Junior ISA vs Bare Trust:
Saving for the Next Generation

Building a nest egg for children or grandchildren? Choosing the right account can save thousands in tax.

Junior ISA (JISA)

A tax-free wrapper for children under 18.

  • Limit: Save up to £9,000 per tax year (2024/25).
  • Tax: No tax on interest, dividends, or capital gains.
  • Access: The money is locked away until the child turns 18. At 18, it legally belongs to them to spend as they wish.

Bare Trust

A simple trust where assets are held for a beneficiary (the child).

  • Limit: No annual limit on contributions.
  • Tax: Income and gains are taxed on the child. Since children have their own Personal Allowance (£12,570) and Capital Gains Allowance (£3,000), there is often no tax to pay.
  • Access: The child can demand the money at 18 (16 in Scotland).

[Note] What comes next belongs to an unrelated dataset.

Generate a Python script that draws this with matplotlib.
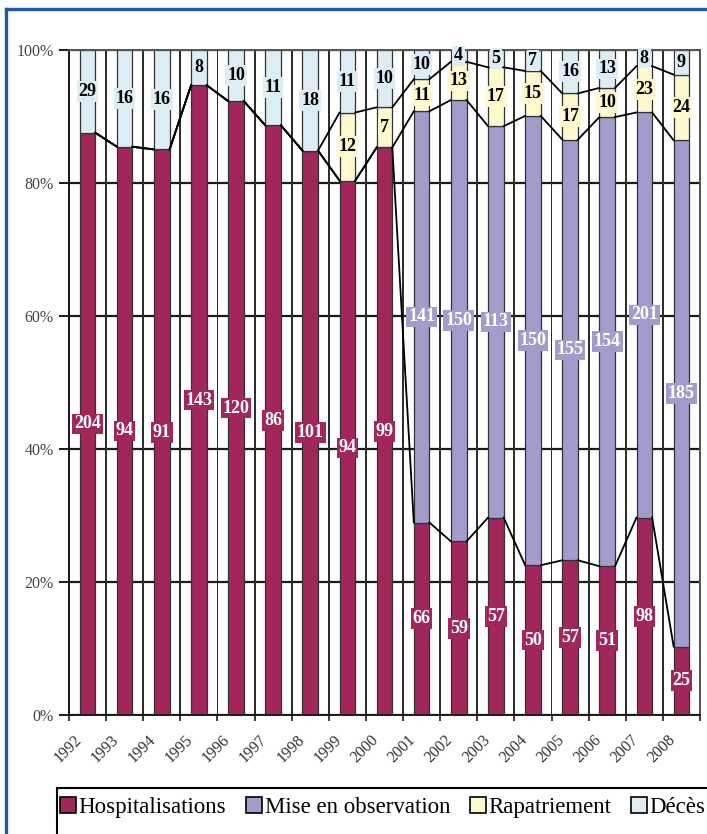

⚠️ Parent Trap: If a parent gifts money to their minor child in a Bare Trust and it generates more than £100 interest/year, the tax falls back on the parent. Grandparents are exempt from this rule!

Which Should You Choose?

Choose Junior ISA if:

  • • You are a parent (avoids the £100 interest trap).
  • • You want simplicity and zero tax reporting.
  • • You are happy with the £9,000 annual limit.

Choose Bare Trust if:

  • • You are a grandparent (very tax-efficient).
  • • You want to contribute more than £9,000/year.
  • • You want to pay for school fees (trustees can use funds for the child's benefit before 18).